ЛМ: Знаете, я недавно ездил во Францию на выставку Jec Composites Show 2009. Это главная мировая тусовка года по композиционным материалам. Я спросил, сколько народу было в прошлом году, в полной уверенности, что услышу ответ про "в два раза больше". Так вот, выяснилось, что в два раза меньше. Понимаете, западные корпорации относятся к этому кризису иначе, чем российские предприятия. Они не первый мировой спад переживают, и у них уже выработался условный рефлекс: кризис — время для модернизации. Когда экономика на подъеме, все ресурсы направлены на производство и продажу. Когда производимое перестало продаваться — нужна модернизация. Серьезные западные компании имеют на этот случай специальные фонды. У нас же многие предприятия ведут себя как цыпленок, на которого упало большое небо. Ой-ой-ой, кричат они, на нас упало большое небо, надо немедленно порезать все программы развития, стиснуть зубы и дожить до того дня, когда все опять начнет продаваться. Это приведет к тому, что западные компании выйдут из кризиса обновленными, а мы опять будем плестись в хвосте. В этом плане инвестиции в новые технологии в кризис гораздо насущнее, чем в спокойные времена.

СФ: Хотите сказать, что вам с кризисом повезло?

ЛМ: Я бы сказал, что повезло, если бы все это осознавали. Пока я такого не наблюдаю.

СФ: Вы о 85 млрд руб., которые правительство изымает из бюджета "Роснано"?

ЛМ: И о 85 млрд, и о "наезде" на РВК, и о сокращении программ по технико-внедренческим зонам. Конечно, лидеры продолжают выступать за модернизацию экономики, вот и Дмитрий Медведев недавно выступал с такими заявлениями на встрече со студентами. Но в нашей стране надо иметь гигантскую волю, чтобы желания претворять в жизнь.

"Мы вынуждены отказывать им"

СФ: Почему столько много шума вокруг слова "нано"? Наверняка же существует масса технологий, которые позволяют добиваться хороших результатов и без манипуляций с атомами.

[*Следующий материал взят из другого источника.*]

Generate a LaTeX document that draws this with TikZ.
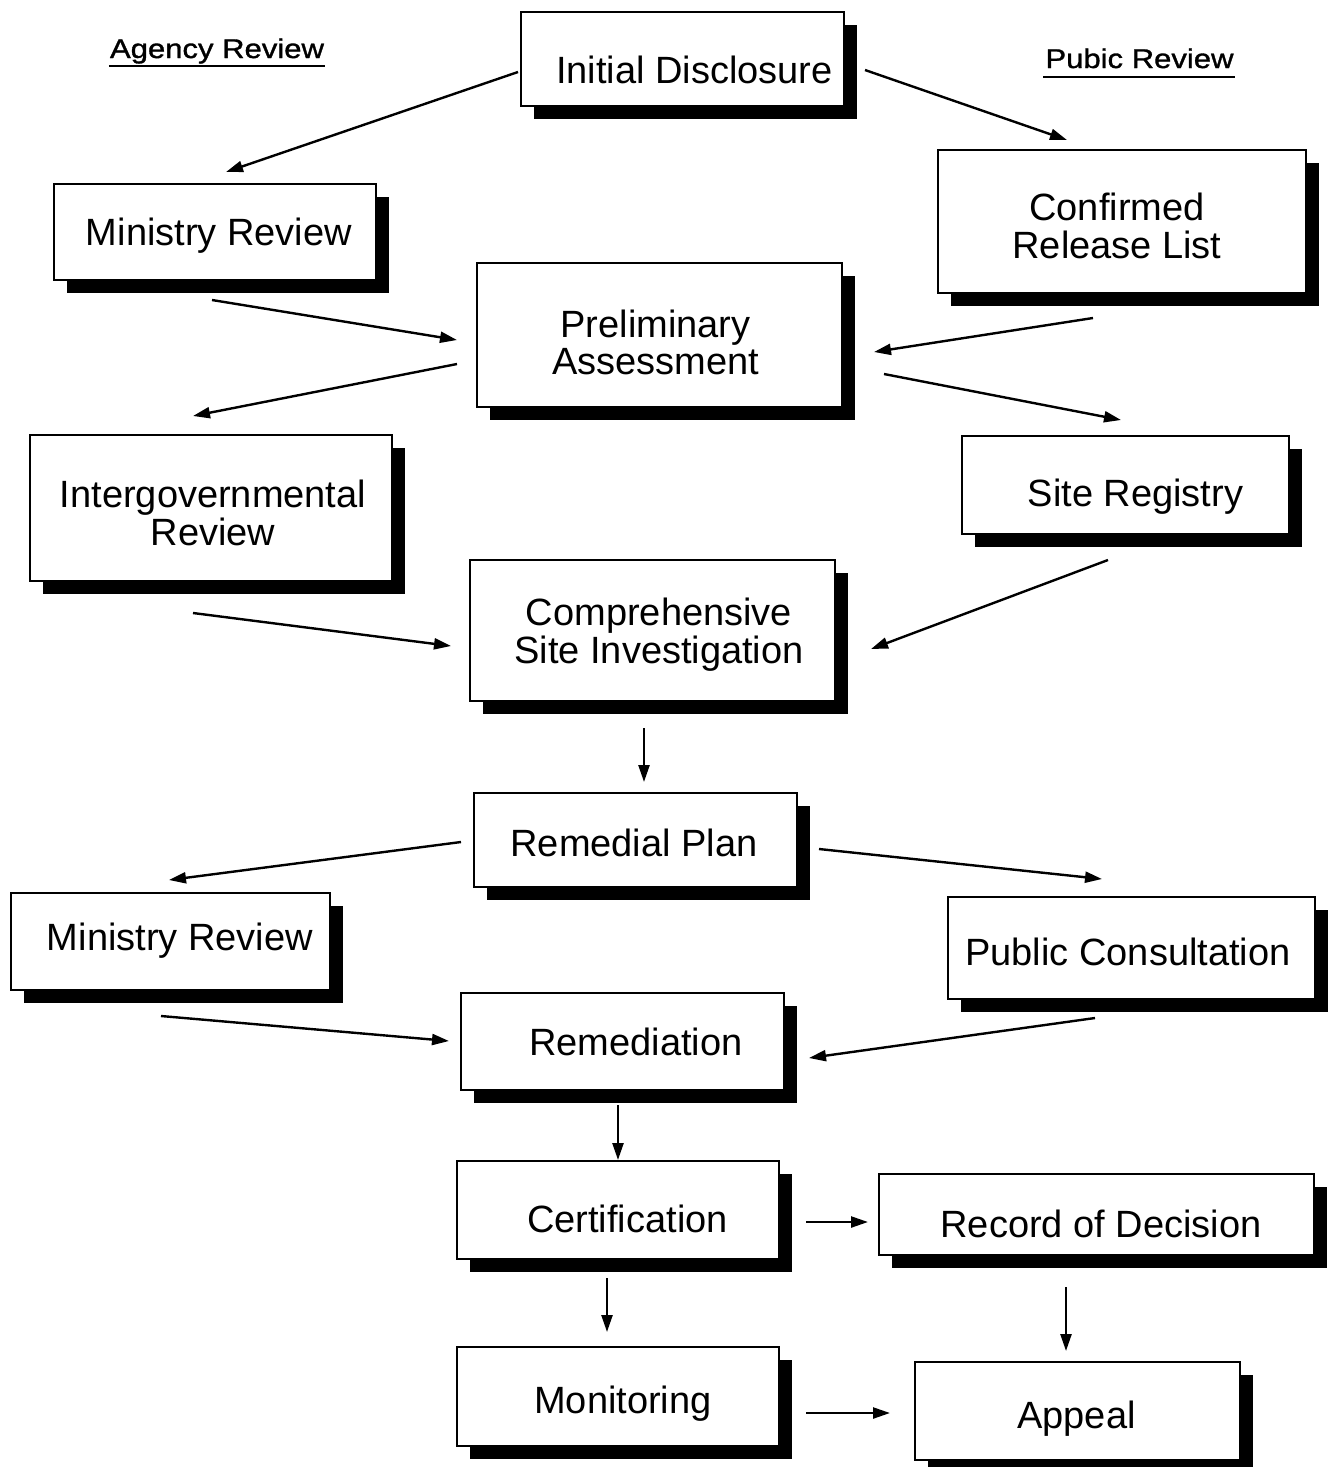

ЛМ: Нам достался закон, где есть обязательное требование к проектам — вкладывать в нанотехнологии. Хочешь не хочешь, выполняй. Конечно, мне это ограничение представляется несколько искусственным. С ним какое-то время вполне можно мириться, хотя уже сегодня к нам приходит немало людей с классными проектами, но мы вынуждены отказывать им, потому что иначе нарушили бы закон: в их проектах нет "нано". Хотя даже нанотехнологии — это пока довольно широкий фронт работ.

СФ: Как совместить "широкий фронт работ" с синергией между проектами? Не боитесь распылить ресурсы по множеству несвязанных направлений?

ЛМ: Для этого "Роснано", помимо деятельности под названием "отвечаем на заявки новаторов", совместно с экспертами ГУ-ВШЭ создает дорожные карты по приоритетным направлениям. Например, мы пытаемся собрать всю технологическую цепочку по производству источников солнечной энергии (материал о крупнейшей инвестиции "Роснано" в этой области см. на стр. 28.— СФ). Другая дорожная карта, которую мы активно разрабатываем, касается композитных материалов,— это карта по наноэлектронике, есть и несколько других.

СФ: Будете ускорять движение заявок, которые вписываются в ваши карты?

ЛМ: Верно. По закону мы обязаны отвечать на все заявки. Но начиная с какого-то этапа мы больше внимания будем уделять проектам из дорожных карт.

СФ: Среди задач, которые Чубайс ставил перед "Роснано" на 2009 год, есть такая — "формирование системы управления отраслевым спросом на нанотехнологическую продукцию". Как будет функционировать этот механизм?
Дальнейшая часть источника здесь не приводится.